── RECORDS SHOWN ──

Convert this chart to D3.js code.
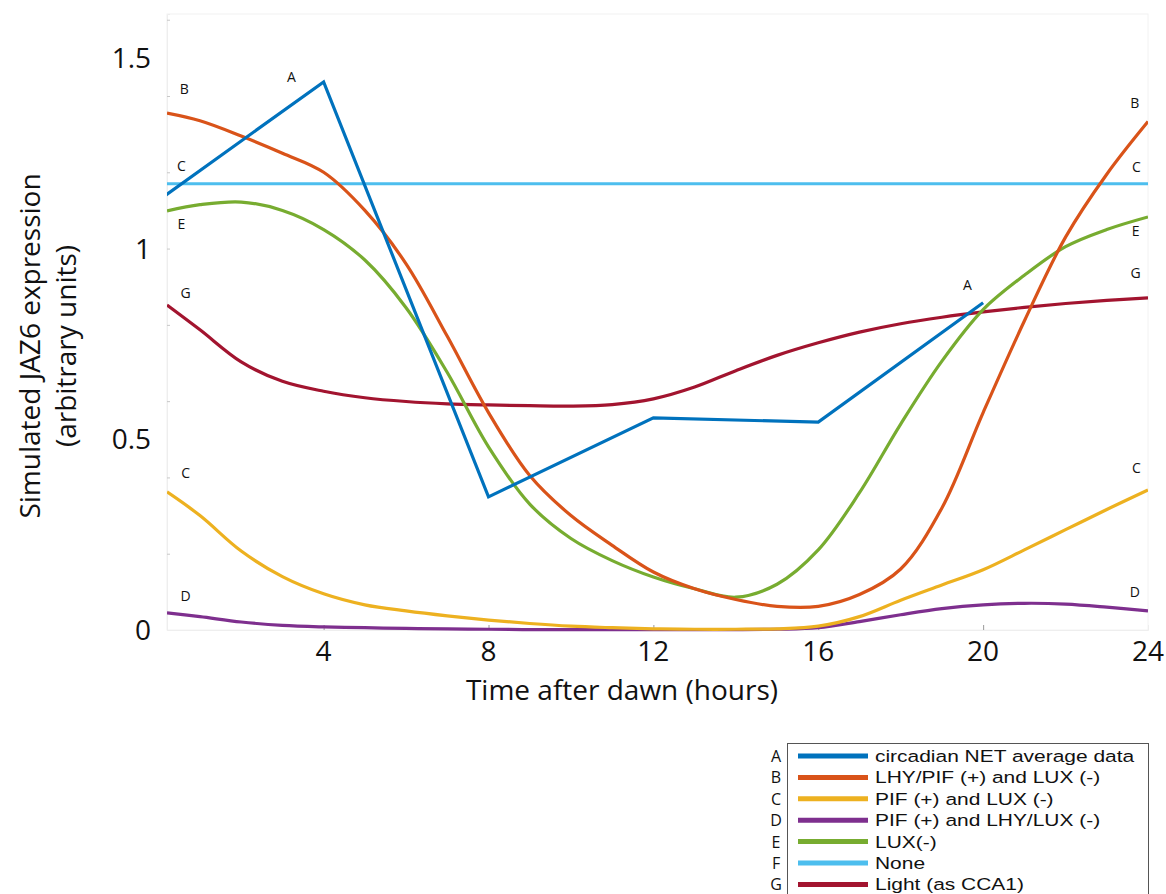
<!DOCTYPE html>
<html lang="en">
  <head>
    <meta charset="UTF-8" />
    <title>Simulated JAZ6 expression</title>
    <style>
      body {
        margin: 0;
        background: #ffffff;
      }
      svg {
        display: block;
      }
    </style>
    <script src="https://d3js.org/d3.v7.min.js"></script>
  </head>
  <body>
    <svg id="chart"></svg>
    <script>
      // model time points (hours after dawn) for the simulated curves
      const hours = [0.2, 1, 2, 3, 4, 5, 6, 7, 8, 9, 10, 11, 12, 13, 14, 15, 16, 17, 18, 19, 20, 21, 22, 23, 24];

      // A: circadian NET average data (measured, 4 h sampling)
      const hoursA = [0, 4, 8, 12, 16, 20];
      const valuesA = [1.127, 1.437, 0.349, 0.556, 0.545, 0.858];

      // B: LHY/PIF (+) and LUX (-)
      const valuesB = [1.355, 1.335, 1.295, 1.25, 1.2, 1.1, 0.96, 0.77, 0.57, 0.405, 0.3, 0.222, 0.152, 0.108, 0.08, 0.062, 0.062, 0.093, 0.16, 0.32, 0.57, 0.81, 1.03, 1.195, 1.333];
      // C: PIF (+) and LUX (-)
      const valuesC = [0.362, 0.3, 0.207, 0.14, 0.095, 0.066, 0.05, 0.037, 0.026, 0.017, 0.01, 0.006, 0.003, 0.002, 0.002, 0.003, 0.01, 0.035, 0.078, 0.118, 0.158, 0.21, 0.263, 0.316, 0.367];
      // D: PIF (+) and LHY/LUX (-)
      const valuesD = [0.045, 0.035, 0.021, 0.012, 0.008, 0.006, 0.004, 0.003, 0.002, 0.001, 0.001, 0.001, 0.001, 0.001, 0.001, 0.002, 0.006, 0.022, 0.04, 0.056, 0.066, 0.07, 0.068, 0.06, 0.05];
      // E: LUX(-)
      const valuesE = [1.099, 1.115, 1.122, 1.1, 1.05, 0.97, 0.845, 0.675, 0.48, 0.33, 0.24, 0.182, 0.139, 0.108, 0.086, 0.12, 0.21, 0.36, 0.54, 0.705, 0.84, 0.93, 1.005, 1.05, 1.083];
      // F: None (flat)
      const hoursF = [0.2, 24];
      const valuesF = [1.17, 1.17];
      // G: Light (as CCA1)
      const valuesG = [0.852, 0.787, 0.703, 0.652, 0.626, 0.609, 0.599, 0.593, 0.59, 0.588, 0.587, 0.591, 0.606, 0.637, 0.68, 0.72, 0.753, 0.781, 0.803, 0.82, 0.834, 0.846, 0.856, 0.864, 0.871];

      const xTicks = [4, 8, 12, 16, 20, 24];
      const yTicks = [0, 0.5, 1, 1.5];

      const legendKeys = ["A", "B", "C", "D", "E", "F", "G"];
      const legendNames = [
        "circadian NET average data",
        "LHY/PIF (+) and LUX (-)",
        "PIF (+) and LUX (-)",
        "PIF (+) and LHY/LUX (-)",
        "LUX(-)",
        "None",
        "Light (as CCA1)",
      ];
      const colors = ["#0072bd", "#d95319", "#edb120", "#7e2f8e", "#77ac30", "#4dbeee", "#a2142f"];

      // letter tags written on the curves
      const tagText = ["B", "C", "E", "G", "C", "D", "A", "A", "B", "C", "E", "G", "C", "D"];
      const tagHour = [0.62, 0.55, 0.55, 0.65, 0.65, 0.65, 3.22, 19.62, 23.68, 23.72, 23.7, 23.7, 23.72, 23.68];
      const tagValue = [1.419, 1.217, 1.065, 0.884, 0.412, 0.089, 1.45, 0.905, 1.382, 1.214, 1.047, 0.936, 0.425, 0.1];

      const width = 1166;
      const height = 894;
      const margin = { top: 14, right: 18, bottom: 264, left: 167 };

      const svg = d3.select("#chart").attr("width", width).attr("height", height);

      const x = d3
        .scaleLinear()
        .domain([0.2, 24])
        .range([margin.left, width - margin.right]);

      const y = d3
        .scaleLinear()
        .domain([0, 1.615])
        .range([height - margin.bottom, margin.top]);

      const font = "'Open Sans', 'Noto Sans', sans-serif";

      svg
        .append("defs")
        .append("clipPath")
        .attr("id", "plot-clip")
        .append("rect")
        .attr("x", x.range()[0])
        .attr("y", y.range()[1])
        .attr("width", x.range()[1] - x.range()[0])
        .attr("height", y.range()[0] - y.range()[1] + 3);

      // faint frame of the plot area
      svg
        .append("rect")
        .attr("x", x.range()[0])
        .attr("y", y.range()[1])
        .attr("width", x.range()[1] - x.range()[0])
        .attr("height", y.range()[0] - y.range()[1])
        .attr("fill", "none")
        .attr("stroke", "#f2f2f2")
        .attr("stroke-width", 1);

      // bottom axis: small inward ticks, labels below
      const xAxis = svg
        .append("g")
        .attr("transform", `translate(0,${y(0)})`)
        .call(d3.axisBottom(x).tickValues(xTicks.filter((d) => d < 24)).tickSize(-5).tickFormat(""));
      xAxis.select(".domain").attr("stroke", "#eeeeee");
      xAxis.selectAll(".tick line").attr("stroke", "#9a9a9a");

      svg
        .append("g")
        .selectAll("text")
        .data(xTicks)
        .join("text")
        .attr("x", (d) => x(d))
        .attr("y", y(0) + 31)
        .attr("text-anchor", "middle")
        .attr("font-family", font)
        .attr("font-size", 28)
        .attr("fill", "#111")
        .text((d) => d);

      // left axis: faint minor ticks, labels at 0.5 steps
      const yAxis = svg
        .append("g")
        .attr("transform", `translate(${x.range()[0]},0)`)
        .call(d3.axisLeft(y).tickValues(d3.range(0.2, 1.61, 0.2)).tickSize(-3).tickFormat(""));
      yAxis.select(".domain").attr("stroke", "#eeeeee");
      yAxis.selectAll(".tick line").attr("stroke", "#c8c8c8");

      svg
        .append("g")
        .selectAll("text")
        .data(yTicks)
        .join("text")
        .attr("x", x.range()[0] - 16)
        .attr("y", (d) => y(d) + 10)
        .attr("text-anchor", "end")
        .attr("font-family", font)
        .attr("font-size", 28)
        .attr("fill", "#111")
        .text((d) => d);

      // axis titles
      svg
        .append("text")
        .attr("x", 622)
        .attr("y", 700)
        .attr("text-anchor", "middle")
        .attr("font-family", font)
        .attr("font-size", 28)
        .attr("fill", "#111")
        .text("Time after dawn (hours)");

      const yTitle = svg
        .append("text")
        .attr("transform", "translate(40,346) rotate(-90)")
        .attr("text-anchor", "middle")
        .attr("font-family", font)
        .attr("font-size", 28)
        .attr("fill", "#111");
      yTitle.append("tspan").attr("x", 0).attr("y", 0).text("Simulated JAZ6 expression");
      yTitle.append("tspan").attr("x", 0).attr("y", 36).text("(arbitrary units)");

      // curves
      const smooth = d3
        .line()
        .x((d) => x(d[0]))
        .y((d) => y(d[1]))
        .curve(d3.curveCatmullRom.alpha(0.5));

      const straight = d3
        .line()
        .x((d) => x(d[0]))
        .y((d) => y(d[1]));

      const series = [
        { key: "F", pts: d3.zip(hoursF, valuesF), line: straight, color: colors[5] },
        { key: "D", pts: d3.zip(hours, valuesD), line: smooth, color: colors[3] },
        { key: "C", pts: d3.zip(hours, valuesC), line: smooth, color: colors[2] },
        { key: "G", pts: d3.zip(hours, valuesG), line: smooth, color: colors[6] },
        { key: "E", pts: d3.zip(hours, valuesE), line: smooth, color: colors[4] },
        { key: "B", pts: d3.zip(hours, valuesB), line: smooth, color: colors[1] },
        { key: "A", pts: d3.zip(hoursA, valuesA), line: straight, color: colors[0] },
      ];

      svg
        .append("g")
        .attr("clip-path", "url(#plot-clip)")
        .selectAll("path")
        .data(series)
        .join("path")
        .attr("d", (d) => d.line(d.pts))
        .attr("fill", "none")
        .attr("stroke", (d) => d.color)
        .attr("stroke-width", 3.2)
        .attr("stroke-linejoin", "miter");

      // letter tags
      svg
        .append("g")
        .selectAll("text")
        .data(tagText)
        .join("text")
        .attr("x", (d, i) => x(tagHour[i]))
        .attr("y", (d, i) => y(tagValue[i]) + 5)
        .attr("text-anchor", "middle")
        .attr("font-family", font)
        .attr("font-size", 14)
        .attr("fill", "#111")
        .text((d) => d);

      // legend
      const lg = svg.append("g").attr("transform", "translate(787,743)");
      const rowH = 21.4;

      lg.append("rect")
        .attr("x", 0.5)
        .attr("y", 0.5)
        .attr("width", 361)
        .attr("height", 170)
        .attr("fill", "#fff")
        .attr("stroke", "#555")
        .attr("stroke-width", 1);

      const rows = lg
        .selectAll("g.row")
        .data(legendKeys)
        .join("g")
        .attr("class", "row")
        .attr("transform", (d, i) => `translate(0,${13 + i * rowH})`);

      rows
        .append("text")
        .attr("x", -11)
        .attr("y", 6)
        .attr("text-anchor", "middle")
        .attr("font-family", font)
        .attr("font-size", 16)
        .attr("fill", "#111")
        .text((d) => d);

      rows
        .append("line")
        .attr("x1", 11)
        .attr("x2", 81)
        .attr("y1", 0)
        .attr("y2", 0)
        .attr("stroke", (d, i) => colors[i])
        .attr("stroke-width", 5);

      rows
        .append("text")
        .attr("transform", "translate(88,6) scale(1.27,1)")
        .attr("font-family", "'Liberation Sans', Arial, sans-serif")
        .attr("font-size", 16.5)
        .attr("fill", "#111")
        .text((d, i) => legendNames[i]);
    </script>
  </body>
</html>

───
── RECORDS SHOWN ──

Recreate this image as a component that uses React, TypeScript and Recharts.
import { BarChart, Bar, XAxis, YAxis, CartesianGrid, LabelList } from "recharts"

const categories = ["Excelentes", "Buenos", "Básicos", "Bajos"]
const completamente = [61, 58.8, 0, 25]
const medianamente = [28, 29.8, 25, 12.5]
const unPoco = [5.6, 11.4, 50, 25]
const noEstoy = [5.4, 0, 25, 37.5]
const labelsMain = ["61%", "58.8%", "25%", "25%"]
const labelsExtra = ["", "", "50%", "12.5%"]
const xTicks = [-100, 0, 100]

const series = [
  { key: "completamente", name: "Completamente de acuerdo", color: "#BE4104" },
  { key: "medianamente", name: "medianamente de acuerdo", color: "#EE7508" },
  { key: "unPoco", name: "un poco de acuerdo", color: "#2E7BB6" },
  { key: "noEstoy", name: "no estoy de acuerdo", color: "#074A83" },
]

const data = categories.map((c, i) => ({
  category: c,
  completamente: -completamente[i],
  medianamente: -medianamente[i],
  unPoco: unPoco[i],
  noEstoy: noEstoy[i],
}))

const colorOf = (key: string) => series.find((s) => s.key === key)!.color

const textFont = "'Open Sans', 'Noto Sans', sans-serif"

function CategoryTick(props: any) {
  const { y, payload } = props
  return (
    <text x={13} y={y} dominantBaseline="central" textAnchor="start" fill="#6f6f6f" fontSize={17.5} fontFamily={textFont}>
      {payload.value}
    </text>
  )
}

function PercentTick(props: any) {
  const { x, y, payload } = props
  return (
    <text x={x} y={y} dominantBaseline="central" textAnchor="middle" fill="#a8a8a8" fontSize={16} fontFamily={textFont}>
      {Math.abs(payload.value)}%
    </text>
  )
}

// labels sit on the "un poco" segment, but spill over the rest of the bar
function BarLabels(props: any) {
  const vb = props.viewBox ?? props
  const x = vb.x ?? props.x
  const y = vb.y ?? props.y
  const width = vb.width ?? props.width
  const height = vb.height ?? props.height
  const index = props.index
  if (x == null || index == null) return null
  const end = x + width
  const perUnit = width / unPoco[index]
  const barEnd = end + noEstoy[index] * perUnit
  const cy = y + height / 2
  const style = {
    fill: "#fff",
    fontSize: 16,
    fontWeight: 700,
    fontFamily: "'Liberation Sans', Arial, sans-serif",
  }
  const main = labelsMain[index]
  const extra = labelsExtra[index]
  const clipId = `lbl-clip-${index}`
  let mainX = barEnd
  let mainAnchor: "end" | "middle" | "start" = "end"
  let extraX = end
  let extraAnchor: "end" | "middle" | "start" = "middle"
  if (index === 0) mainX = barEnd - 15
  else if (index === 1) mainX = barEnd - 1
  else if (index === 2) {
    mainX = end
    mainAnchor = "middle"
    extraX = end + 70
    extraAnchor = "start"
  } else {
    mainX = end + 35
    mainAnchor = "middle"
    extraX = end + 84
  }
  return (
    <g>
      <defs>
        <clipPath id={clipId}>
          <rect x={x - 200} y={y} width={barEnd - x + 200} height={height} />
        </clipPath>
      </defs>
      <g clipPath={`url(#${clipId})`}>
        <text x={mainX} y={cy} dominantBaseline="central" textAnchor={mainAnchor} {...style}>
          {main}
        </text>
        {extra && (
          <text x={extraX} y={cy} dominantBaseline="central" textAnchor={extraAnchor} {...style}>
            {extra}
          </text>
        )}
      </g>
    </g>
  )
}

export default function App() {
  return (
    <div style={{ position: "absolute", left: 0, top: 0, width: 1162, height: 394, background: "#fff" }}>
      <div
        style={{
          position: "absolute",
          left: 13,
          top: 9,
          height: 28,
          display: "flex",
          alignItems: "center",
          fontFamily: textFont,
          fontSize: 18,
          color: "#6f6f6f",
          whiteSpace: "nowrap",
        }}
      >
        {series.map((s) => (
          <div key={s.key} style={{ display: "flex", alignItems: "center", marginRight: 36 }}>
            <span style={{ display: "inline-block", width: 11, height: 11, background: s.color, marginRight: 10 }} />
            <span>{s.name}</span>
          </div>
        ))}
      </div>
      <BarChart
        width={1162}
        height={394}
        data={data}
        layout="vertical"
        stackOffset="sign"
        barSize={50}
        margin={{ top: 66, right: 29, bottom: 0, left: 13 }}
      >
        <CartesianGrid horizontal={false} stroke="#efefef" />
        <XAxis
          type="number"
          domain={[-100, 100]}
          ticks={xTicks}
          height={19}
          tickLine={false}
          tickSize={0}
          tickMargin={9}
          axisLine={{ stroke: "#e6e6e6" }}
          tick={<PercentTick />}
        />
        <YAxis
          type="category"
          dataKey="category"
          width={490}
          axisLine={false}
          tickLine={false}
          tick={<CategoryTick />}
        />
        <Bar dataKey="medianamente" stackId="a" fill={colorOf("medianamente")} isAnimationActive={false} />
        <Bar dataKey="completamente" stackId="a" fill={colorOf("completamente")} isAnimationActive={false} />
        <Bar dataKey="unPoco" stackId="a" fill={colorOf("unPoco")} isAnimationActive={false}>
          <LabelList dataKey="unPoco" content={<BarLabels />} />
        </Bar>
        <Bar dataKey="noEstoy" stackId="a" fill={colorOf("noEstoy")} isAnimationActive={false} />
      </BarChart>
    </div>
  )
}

───

_GIVEN TASK_
Skip all pictures. Retype exactly the span whose first line is the one with "Convert this chart to D3.js code." and whose last line is the one with "const valuesA = [1.127, 1.437, 0.349, 0.556, 0.545, 0.858];".

_EXERCISE RESPONSE_
Convert this chart to D3.js code.
<!DOCTYPE html>
<html lang="en">
  <head>
    <meta charset="UTF-8" />
    <title>Simulated JAZ6 expression</title>
    <style>
      body {
        margin: 0;
        background: #ffffff;
      }
      svg {
        display: block;
      }
    </style>
    <script src="https://d3js.org/d3.v7.min.js"></script>
  </head>
  <body>
    <svg id="chart"></svg>
    <script>
      // model time points (hours after dawn) for the simulated curves
      const hours = [0.2, 1, 2, 3, 4, 5, 6, 7, 8, 9, 10, 11, 12, 13, 14, 15, 16, 17, 18, 19, 20, 21, 22, 23, 24];

      // A: circadian NET average data (measured, 4 h sampling)
      const hoursA = [0, 4, 8, 12, 16, 20];
      const valuesA = [1.127, 1.437, 0.349, 0.556, 0.545, 0.858];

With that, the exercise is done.